• _TASK DETAILS_
Please set down exactly the lines of the listing below from the line containing "Clone this chart in Chart.js." through the line containing "return Number.isInteger(v) ?", both lines included, leaving out all other lines.
---
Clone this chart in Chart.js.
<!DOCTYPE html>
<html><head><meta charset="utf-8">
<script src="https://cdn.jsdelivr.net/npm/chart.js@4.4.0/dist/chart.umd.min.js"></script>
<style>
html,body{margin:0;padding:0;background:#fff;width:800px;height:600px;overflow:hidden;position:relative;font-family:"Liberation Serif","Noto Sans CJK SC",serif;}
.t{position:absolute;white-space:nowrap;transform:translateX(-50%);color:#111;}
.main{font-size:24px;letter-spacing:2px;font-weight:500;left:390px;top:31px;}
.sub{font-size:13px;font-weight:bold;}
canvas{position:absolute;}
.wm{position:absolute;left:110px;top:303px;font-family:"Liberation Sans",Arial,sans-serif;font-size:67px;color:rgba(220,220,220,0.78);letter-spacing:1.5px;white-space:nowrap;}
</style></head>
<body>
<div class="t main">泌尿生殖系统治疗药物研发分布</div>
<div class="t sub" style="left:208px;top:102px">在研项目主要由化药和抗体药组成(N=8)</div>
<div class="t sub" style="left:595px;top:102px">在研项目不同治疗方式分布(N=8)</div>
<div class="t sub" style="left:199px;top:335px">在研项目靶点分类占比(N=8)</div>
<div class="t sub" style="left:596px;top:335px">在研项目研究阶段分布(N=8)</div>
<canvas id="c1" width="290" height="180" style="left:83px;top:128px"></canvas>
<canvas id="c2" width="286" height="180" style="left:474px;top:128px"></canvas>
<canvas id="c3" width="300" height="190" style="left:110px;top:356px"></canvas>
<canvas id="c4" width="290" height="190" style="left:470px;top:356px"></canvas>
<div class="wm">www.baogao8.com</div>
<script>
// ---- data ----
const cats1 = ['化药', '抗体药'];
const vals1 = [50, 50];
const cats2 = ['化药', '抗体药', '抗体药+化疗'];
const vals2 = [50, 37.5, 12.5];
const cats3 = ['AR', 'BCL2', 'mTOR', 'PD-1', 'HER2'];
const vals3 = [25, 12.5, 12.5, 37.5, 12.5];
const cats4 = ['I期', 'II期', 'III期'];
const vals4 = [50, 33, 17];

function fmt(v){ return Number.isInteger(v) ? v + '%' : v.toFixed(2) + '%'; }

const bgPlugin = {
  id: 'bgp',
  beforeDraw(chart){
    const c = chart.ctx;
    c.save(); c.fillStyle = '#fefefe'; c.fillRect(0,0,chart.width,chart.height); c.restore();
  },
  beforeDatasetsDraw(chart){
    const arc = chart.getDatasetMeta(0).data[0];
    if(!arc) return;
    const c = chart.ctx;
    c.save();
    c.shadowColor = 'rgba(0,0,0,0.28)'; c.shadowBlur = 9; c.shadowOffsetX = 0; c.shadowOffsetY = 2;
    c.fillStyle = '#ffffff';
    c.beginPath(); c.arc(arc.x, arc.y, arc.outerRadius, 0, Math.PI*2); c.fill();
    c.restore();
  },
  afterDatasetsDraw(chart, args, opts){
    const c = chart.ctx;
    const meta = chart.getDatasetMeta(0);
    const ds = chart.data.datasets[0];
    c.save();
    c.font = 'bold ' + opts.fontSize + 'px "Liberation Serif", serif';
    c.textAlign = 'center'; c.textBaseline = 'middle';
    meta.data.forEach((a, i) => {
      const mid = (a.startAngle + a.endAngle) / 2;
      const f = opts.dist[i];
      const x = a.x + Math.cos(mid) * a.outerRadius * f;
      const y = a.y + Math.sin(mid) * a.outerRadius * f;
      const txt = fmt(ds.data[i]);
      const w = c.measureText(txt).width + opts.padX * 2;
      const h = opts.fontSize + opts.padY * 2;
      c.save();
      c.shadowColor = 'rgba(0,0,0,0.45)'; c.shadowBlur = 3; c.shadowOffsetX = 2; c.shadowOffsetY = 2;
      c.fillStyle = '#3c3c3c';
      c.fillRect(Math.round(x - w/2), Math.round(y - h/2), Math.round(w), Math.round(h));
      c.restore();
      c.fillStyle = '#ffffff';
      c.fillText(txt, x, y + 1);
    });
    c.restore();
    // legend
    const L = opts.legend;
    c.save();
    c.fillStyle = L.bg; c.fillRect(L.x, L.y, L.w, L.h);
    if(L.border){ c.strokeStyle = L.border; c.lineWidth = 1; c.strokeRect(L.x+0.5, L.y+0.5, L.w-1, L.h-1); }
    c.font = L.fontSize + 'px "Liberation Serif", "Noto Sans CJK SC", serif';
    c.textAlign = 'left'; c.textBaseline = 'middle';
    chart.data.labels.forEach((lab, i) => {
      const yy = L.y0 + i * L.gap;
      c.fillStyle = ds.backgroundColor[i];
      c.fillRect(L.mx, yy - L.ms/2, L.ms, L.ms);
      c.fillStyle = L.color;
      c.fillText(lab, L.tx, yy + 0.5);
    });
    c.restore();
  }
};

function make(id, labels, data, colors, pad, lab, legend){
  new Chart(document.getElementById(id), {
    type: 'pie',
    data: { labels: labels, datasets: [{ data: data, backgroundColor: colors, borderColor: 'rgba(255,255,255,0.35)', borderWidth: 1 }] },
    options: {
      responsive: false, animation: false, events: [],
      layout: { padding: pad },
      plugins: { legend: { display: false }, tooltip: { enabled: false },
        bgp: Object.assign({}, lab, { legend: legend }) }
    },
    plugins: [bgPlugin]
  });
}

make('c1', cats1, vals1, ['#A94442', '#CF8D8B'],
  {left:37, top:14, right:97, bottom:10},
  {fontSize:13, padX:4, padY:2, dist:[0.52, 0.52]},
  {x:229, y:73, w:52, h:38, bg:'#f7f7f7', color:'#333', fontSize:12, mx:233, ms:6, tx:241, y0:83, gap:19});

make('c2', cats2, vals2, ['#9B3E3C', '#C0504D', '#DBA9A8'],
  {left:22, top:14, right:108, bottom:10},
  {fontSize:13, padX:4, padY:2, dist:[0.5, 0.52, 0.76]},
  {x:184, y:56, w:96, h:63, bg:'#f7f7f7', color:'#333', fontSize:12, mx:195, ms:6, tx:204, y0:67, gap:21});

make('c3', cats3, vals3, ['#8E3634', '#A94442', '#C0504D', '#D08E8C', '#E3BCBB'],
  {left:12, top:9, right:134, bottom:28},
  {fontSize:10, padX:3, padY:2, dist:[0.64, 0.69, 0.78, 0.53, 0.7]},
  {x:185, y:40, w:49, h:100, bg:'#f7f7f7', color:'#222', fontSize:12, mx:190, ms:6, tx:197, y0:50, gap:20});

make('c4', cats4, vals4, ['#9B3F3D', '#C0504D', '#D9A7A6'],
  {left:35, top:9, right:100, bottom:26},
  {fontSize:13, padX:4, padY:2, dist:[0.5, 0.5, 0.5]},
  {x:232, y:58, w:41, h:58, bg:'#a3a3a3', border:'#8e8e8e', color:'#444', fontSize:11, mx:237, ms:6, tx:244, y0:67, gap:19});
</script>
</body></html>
---
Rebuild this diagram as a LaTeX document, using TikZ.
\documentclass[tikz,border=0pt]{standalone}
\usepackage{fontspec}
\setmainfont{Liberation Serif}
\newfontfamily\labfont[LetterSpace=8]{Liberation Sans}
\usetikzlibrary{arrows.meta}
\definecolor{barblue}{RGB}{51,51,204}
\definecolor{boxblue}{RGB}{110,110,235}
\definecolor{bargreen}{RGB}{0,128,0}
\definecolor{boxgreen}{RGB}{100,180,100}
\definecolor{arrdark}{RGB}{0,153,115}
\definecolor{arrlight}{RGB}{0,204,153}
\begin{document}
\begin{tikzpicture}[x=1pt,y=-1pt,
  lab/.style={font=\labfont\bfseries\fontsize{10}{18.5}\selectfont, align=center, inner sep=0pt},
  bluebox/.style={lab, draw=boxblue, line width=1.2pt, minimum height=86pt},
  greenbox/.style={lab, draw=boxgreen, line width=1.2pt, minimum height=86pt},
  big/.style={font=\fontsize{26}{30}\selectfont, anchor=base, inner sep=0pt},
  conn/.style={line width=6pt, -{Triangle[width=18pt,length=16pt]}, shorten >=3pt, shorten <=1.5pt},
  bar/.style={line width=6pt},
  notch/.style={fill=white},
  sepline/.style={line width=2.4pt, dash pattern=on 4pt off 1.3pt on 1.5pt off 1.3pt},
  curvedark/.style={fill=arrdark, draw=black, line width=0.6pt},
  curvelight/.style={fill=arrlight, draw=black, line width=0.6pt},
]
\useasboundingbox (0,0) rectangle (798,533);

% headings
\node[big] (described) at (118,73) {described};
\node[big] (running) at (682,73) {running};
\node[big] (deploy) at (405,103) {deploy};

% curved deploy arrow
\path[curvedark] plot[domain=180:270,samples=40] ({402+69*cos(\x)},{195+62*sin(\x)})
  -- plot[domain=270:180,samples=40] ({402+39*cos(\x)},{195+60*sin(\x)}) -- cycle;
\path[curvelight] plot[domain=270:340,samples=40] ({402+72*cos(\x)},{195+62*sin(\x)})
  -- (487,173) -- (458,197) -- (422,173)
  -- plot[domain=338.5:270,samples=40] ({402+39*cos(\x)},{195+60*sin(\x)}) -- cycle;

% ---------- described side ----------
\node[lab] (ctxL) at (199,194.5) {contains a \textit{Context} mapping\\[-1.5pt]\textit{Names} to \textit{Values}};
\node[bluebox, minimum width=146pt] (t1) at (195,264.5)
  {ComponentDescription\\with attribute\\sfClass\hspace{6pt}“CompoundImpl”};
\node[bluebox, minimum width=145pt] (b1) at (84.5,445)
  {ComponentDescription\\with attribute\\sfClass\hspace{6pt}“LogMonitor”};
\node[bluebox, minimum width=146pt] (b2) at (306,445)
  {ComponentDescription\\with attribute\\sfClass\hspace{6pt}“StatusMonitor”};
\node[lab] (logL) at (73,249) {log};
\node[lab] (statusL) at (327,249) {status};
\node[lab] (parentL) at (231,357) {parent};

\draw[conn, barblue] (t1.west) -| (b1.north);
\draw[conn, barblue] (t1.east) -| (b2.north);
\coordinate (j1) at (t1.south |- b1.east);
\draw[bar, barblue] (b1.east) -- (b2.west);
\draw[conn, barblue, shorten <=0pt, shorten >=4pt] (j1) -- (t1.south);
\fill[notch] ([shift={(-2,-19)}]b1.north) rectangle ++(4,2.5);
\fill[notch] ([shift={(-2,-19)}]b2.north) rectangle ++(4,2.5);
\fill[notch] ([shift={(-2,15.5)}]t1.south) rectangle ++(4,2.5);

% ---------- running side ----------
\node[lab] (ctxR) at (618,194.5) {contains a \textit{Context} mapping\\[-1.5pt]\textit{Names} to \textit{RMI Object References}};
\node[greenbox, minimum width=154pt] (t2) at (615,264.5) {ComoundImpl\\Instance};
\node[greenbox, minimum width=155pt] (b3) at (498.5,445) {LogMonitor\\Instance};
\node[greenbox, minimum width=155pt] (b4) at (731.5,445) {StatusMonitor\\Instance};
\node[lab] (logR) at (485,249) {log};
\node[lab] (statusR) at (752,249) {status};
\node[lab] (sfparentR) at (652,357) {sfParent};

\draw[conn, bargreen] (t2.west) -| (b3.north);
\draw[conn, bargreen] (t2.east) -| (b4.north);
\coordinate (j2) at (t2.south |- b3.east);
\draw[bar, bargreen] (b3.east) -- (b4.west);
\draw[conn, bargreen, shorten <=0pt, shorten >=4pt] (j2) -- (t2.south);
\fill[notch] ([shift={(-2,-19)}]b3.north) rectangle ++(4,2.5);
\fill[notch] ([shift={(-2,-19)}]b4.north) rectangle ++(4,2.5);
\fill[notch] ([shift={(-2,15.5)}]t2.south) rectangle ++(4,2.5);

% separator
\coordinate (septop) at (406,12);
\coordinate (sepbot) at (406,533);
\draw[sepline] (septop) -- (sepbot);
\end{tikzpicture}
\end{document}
---
• _RESPONSE BELOW_
Clone this chart in Chart.js.
<!DOCTYPE html>
<html><head><meta charset="utf-8">
<script src="https://cdn.jsdelivr.net/npm/chart.js@4.4.0/dist/chart.umd.min.js"></script>
<style>
html,body{margin:0;padding:0;background:#fff;width:800px;height:600px;overflow:hidden;position:relative;font-family:"Liberation Serif","Noto Sans CJK SC",serif;}
.t{position:absolute;white-space:nowrap;transform:translateX(-50%);color:#111;}
.main{font-size:24px;letter-spacing:2px;font-weight:500;left:390px;top:31px;}
.sub{font-size:13px;font-weight:bold;}
canvas{position:absolute;}
.wm{position:absolute;left:110px;top:303px;font-family:"Liberation Sans",Arial,sans-serif;font-size:67px;color:rgba(220,220,220,0.78);letter-spacing:1.5px;white-space:nowrap;}
</style></head>
<body>
<div class="t main">泌尿生殖系统治疗药物研发分布</div>
<div class="t sub" style="left:208px;top:102px">在研项目主要由化药和抗体药组成(N=8)</div>
<div class="t sub" style="left:595px;top:102px">在研项目不同治疗方式分布(N=8)</div>
<div class="t sub" style="left:199px;top:335px">在研项目靶点分类占比(N=8)</div>
<div class="t sub" style="left:596px;top:335px">在研项目研究阶段分布(N=8)</div>
<canvas id="c1" width="290" height="180" style="left:83px;top:128px"></canvas>
<canvas id="c2" width="286" height="180" style="left:474px;top:128px"></canvas>
<canvas id="c3" width="300" height="190" style="left:110px;top:356px"></canvas>
<canvas id="c4" width="290" height="190" style="left:470px;top:356px"></canvas>
<div class="wm">www.baogao8.com</div>
<script>
// ---- data ----
const cats1 = ['化药', '抗体药'];
const vals1 = [50, 50];
const cats2 = ['化药', '抗体药', '抗体药+化疗'];
const vals2 = [50, 37.5, 12.5];
const cats3 = ['AR', 'BCL2', 'mTOR', 'PD-1', 'HER2'];
const vals3 = [25, 12.5, 12.5, 37.5, 12.5];
const cats4 = ['I期', 'II期', 'III期'];
const vals4 = [50, 33, 17];

function fmt(v){ return Number.isInteger(v) ? v + '%' : v.toFixed(2) + '%'; }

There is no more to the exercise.